Microsoft’s UK data centre signals a turning point for public sector cloud compting
Mark Skilton of Warwick Business School says that the opening of Microsoft’s three UK data centres marks another step on the road to full public sector adoption of cloud computing in the country.
Microsoft opening UK data centres indicates a shift for public sector adoption of cloud computing - Photo credit: Flickr, Chris Potter
Last week’s announcement that Microsoft has opened data centres in London, Durham and Cardiff is part of a bigger picture, where large cloud computing providers are setting up shop on local territory to provide better access and performance of their cloud products and services.
When we consider the impact of the move, we also need to think about the current climate and debate around data security.
There have been months of negotiations about how data generated in the European Union can be shared with companies in the United States. Although it is regarded as an improvement on Safe Habour, the Privacy Shield agreement that was settled on at the start of July has done little to allay fears about massive and indiscriminate’ surveillance by US government.

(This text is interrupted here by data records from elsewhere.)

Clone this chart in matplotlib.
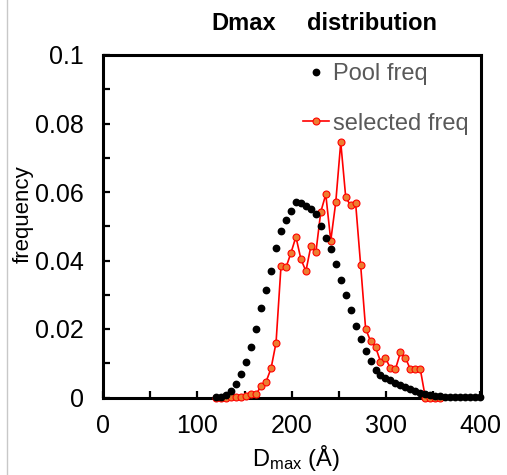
import matplotlib
matplotlib.use("Agg")
import matplotlib.pyplot as plt
from matplotlib.lines import Line2D
from matplotlib.ticker import MultipleLocator

plt.rcParams['font.family'] = ['Liberation Sans', 'DejaVu Sans']
plt.rcParams['mathtext.fontset'] = 'custom'
plt.rcParams['mathtext.rm'] = 'Liberation Sans'

# D_max bin centres (Å)
dmax = [120.0, 125.3, 130.6, 135.8, 141.1, 146.4, 151.7, 157.0, 162.3, 167.5,
        172.8, 178.1, 183.4, 188.7, 194.0, 199.2, 204.5, 209.8, 215.1, 220.4,
        225.7, 230.9, 236.2, 241.5, 246.8, 252.1, 257.4, 262.6, 267.9, 273.2,
        278.5, 283.8, 289.1, 294.3, 299.6, 304.9, 310.2, 315.5, 320.8, 326.0,
        331.3, 336.6, 341.9, 347.2, 352.5, 357.7, 363.0, 368.3, 373.6, 378.9,
        384.2, 389.4, 394.7, 400.0]

pool_freq = [0.0001, 0.0002, 0.0008, 0.0019, 0.0039, 0.0069, 0.0103, 0.0148, 0.0201, 0.0261,
             0.0315, 0.0370, 0.0437, 0.0486, 0.0517, 0.0545, 0.0571, 0.0569, 0.0559, 0.0549,
             0.0535, 0.0501, 0.0467, 0.0435, 0.0390, 0.0342, 0.0299, 0.0255, 0.0210, 0.0170,
             0.0136, 0.0107, 0.0080, 0.0066, 0.0057, 0.0050, 0.0042, 0.0036, 0.0032, 0.0025,
             0.0019, 0.0014, 0.0010, 0.0007, 0.0004, 0.0004, 0.0002, 0.0002, 0.0001, 0.0001,
             0.0001, 0.0001, 0.0001, 0.0001]

selected_freq = [0.0, 0.0, 0.0, 0.0002, 0.0002, 0.0002, 0.0004, 0.0009, 0.0009, 0.0034,
                 0.0046, 0.0085, 0.0160, 0.0385, 0.0380, 0.0422, 0.0469, 0.0404, 0.0369, 0.0442,
                 0.0424, 0.0542, 0.0593, 0.0458, 0.0570, 0.0745, 0.0584, 0.0561, 0.0567, 0.0387,
                 0.0201, 0.0164, 0.0147, 0.0105, 0.0115, 0.0085, 0.0083, 0.0132, 0.0116, 0.0082,
                 0.0082, 0.0082, 0.0, 0.0, 0.0, 0.0]

xticks = [0, 100, 200, 300, 400]
yticks = [0, 0.02, 0.04, 0.06, 0.08, 0.1]
ytick_labels = ['0', '0.02', '0.04', '0.06', '0.08', '0.1']

W, H = 507, 475
fig = plt.figure(figsize=(W / 100, H / 100), dpi=100)
ax = fig.add_axes([103.3 / W, 1 - 397.5 / H, (481 - 103.3) / W, (397.5 - 55) / H])

sel_x = dmax[:len(selected_freq)]
ax.plot(sel_x, selected_freq, color='#FF0000', lw=1.2, marker='o', ms=5,
        mfc='#ED7D31', mec='#FF0000', mew=0.8, zorder=3, clip_on=False)
ax.plot(dmax, pool_freq, linestyle='none', marker='o', ms=4.6, color='black',
        zorder=4, clip_on=False)

ax.set_xlim(0, 401)
ax.set_ylim(0, 0.1)
ax.set_xticks(xticks)
ax.set_xticklabels([str(t) for t in xticks])
ax.xaxis.set_minor_locator(MultipleLocator(50))
ax.set_yticks(yticks)
ax.set_yticklabels(ytick_labels)
ax.yaxis.set_minor_locator(MultipleLocator(0.01))
ax.tick_params(which='both', direction='in', length=5, width=1.6, labelsize=18,
               colors='black')
ax.tick_params(axis='x', pad=12)
ax.tick_params(axis='y', pad=14)
for s in ax.spines.values():
    s.set_linewidth(2.2)
    s.set_color('black')

fig.text(23 / W, 1 - 214 / H, 'frequency', rotation=90, ha='center', va='center',
         fontsize=16, color='black')
fig.text(296 / W, 1 - 458 / H, r'$\mathregular{D_{max}}$ (Å)', ha='center', va='center',
         fontsize=17, color='black')

fig.text(211 / W, 1 - 23 / H, 'Dmax', ha='left', va='center', fontsize=17,
         fontweight='bold')
fig.text(307 / W, 1 - 23 / H, 'distribution', ha='left', va='center', fontsize=17,
         fontweight='bold')

handles = [
    Line2D([], [], linestyle='none', marker='o', ms=4.6, color='black'),
    Line2D([], [], color='#FF0000', lw=1.2, marker='o', ms=5, mfc='#ED7D31',
           mec='#FF0000', mew=0.8),
]
leg = fig.legend(handles, ['Pool freq', 'selected freq'], loc='upper left',
                 bbox_to_anchor=(303 / W, 1 - 63 / H), frameon=False, fontsize=17,
                 handlelength=1.1, handletextpad=0.15, labelspacing=1.17,
                 borderpad=0, borderaxespad=0)
for t in leg.get_texts():
    t.set_color('#595959')

fig.add_artist(Line2D([7 / W, 7 / W], [0, 1], color='#C8C8C8', lw=1.0))

fig.savefig('out.png', dpi=100)
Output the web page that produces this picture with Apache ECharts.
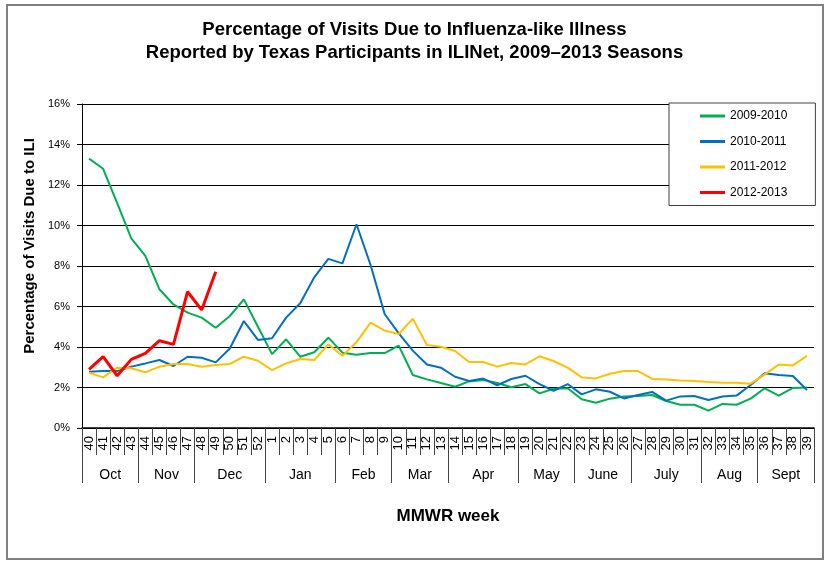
<!DOCTYPE html>
<html>
<head>
    <meta charset="UTF-8">
    <title>ILI Texas 2009-2013</title>
    <script src="https://cdn.jsdelivr.net/npm/echarts/dist/echarts.min.js"></script>
    <style>
        body{
            margin: 0;
            background: #fff;
        }
        #chart{
            width: 829px;
            height: 564px;
        }
    </style>
</head>
<body>
<div id="chart"></div>
<script type="text/javascript">
// MMWR weeks, Oct -> Sept
var weeks = ['40','41','42','43','44','45','46','47','48','49','50','51','52',
    '1','2','3','4','5','6','7','8','9','10','11','12','13','14','15','16','17','18','19','20',
    '21','22','23','24','25','26','27','28','29','30','31','32','33','34','35','36','37','38','39'];
var months = ['Oct','Nov','Dec','Jan','Feb','Mar','Apr','May','June','July','Aug','Sept'];
var monthWeeks = [4,4,5,5,4,4,5,4,4,5,4,4];
var seasons = ['2009-2010','2010-2011','2011-2012','2012-2013'];

var s0910 = [13.3,12.8,11.1,9.37,8.5,6.85,6.1,5.7,5.45,4.95,5.53,6.35,5.0,
    3.65,4.38,3.52,3.74,4.46,3.72,3.62,3.70,3.70,4.07,2.62,2.40,2.22,2.04,2.30,2.37,2.22,2.01,2.17,1.71,
    1.94,1.96,1.42,1.25,1.45,1.55,1.58,1.63,1.33,1.15,1.15,0.86,1.19,1.15,1.45,1.96,1.60,1.98,2.0];
var s1011 = [2.78,2.81,2.81,3.03,3.19,3.36,3.06,3.52,3.47,3.24,3.93,5.28,4.35,
    4.43,5.45,6.16,7.44,8.35,8.13,10.06,8.05,5.63,4.67,3.82,3.14,2.98,2.53,2.32,2.44,2.11,2.42,2.58,2.17,
    1.84,2.17,1.66,1.91,1.79,1.46,1.63,1.78,1.35,1.56,1.58,1.38,1.56,1.60,2.12,2.70,2.62,2.57,1.88];
var s1112 = [2.73,2.5,2.98,2.95,2.75,3.03,3.16,3.16,3.03,3.11,3.16,3.52,3.32,
    2.86,3.19,3.41,3.36,4.13,3.57,4.23,5.2,4.81,4.64,5.4,4.1,4.01,3.8,3.26,3.26,3.03,3.21,3.14,3.54,
    3.31,2.98,2.5,2.45,2.68,2.81,2.81,2.42,2.4,2.34,2.32,2.27,2.24,2.24,2.19,2.65,3.13,3.09,3.56];
var s1213 = [2.9,3.52,2.58,3.39,3.69,4.31,4.13,6.73,5.83,7.72];

// month axis: half-week steps so month borders and month centres both land on a category
var monthCats = [];
var monthEdges = {};
var monthMids = {};
(function(){
    var n = 0;
    for (var i = 0; i <= 104; i++) monthCats.push('');
    monthEdges[0] = true;
    for (var m = 0; m < months.length; m++) {
        var mid = n * 2 + monthWeeks[m];
        monthCats[mid] = months[m];
        monthMids[mid] = true;
        n += monthWeeks[m];
        monthEdges[n * 2] = true;
    }
})();

var font = 'Liberation Sans, Arial, sans-serif';
var myChart = echarts.init(document.getElementById('chart'));
var option = {
    animation: false,
    textStyle: {fontFamily: font, color: '#000'},
    color: ['#00b050','#0070c0','#ffc000','#ff0000'],
    title: {
        left: 'center',
        top: 18,
        padding: 0,
        text: 'Percentage of Visits Due to Influenza-like Illness\nReported by Texas Participants in ILINet, 2009\u20132013 Seasons',
        textStyle: {fontFamily: font, fontSize: 18.5, fontWeight: 'bold', lineHeight: 23.5, color: '#000'}
    },
    graphic: [{
        type: 'rect',
        shape: {x: 7, y: 5, width: 816, height: 554},
        style: {fill: 'none', stroke: '#808080', lineWidth: 2},
        silent: true
    }],
    legend: {
        orient: 'vertical',
        left: 669,
        top: 103,
        data: seasons,
        icon: 'rect',
        itemWidth: 25,
        itemHeight: 3,
        itemGap: 13.5,
        padding: [7, 28, 7, 31],
        backgroundColor: '#fff',
        borderColor: '#404040',
        borderWidth: 1,
        borderRadius: 0,
        textStyle: {fontFamily: font, fontSize: 12, color: '#000'}
    },
    grid: {
        left: 82,
        top: 104,
        right: 15,
        bottom: 136
    },
    xAxis: [
        {
            type: 'category',
            data: weeks,
            boundaryGap: true,
            name: 'MMWR week',
            nameLocation: 'middle',
            nameGap: 80,
            nameTextStyle: {fontFamily: font, fontSize: 17, fontWeight: 'bold', color: '#000'},
            axisLine: {lineStyle: {color: '#000', width: 1.5}},
            axisTick: {show: true, interval: 0, length: 27, lineStyle: {color: '#444'}},
            axisLabel: {interval: 0, rotate: 90, margin: 8, fontSize: 13, color: '#000'},
            splitLine: {show: false}
        },
        {
            type: 'category',
            data: monthCats,
            boundaryGap: false,
            position: 'bottom',
            axisLine: {show: false},
            axisTick: {
                show: true,
                length: 55,
                interval: function (i) { return !!monthEdges[i]; },
                lineStyle: {color: '#444'}
            },
            axisLabel: {
                interval: function (i) { return !!monthMids[i]; },
                margin: 40,
                fontSize: 14,
                color: '#000'
            },
            splitLine: {show: false}
        }
    ],
    yAxis: {
        type: 'value',
        min: 0,
        max: 16,
        interval: 2,
        name: 'Percentage of Visits Due to ILI',
        nameLocation: 'middle',
        nameGap: 44,
        nameTextStyle: {fontFamily: font, fontSize: 15, fontWeight: 'bold', color: '#000', padding: [0, 0, 0, 40]},
        axisLine: {show: true, lineStyle: {color: '#000', width: 1}},
        axisTick: {show: true, length: 5, lineStyle: {color: '#000'}},
        axisLabel: {formatter: '{value}%', margin: 12, fontSize: 11, color: '#000'},
        splitLine: {lineStyle: {color: '#000', width: 1}}
    },
    series: [
        {name: seasons[0], type: 'line', data: s0910, symbol: 'none', lineStyle: {width: 2}},
        {name: seasons[1], type: 'line', data: s1011, symbol: 'none', lineStyle: {width: 2}},
        {name: seasons[2], type: 'line', data: s1112, symbol: 'none', lineStyle: {width: 2}},
        {name: seasons[3], type: 'line', data: s1213, symbol: 'none', lineStyle: {width: 3}}
    ]
};
myChart.setOption(option, true);
window.onresize = myChart.resize;
</script>
</body>
</html>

Large US cloud companies like Microsoft, Amazon and Google have much to gain and potentially just as much to lose in navigating these legal issues.
However, the scale of adoption of cloud computing has become an unstoppable force in business transformation and the need to modernise IT has led to an increase in take up of ‘on-demand’ cloud services.
The public sector is no stranger to cloud computing, but a local data centre offers new advantages and new options for established managed community cloud services.
By being on-shore, companies offer organisations the chance to keep their customers’ data within the jurisdiction of their country.
This is particularly important for public sector bodies that need to adhere to strict data security rules – and is one reason that Microsoft in their press release emphasis the ability to bring local data residency to government departments, regulated industries and other businesses alike.
Indeed, the fact that organisations like the MoD will consider an external cloud data centre is something of a turning point for companies that have previously been perceived as inherently insecure due to their having all kinds of tenants.
Modern cloud computing security partitioning, and software-defined networks and infrastructure, are enabling new robust levels of encryption and secure access.
In addition, the economics of these centres are highly compelling, due to their ability to partition and speed up access to Software-as-a-Service products and computing capacity. Not only does this provide access to modern, flexible software, it also means it can be listed as operating expenditure and not locked in as a capital expenditure investment.
Choosing such on-demand cloud services also offers the chance to shift to a sourcing model that allows IT investments to be future-proofed, with upgrades and professional services – such as cyber, backups and deployment to multiple mobile devices – included.
The other side of Microsoft’s UK presence is the likely response from competitors.
We are likely to see greater use of the larger cloud platforms as Platform-as-a-Service, with smaller companies being empowered by using the large data centres for hosting scalability and service management support.
This could be attractive to public sector organisations seeking robust and reliable IT services partners that are innovating in the cloud.
However, the vision of PaaS will have to be carefully considered in light of long-term costs to develop the UK government's own desire of having its own in-house cloud solutions.
For example, the goal of the UK government's Digital Marketplace platform is to create cost-effective buying and selling of public sector IT services and products, and it can also be a source of cloud hosting. With Microsoft now being local this may be another option to extend this marketplace capability.
Meanwhile, the entry of Microsoft into this highly competitive market should help cut costs for buyers and perhaps drive faster cloud adoption rates that commercial analysts like Gartner describe as slower than expected.
Strategically, we have seen Google working towards price-matching Amazon cloud, so having another entrant should be good for pricing competition.
What is clear, is that – especially with the Internet of Things having the potential to connect everything – we are creating a sea of data that is set to get even larger.
Many companies see the vision of the smart city, connected transport and other connected industries and government services underpinned by infrastructure and cloud data centres, as a critical part of that.
Add to that new advances in machine intelligence, automation and augmented reality services, as well as innovation that is continuing apace, and it is clear that modern computing needs modern solutions. The installation of UK-based clouds that are public-sector-ready will help increase the speed of this adoption.
Having cloud computing is a vital layer of infrastructure in the modern digital economy that the OECD and others international bodies continually emphasis.
Cloud computing will be a major part of the drive to use innovation to deliver increased performance across the public sector.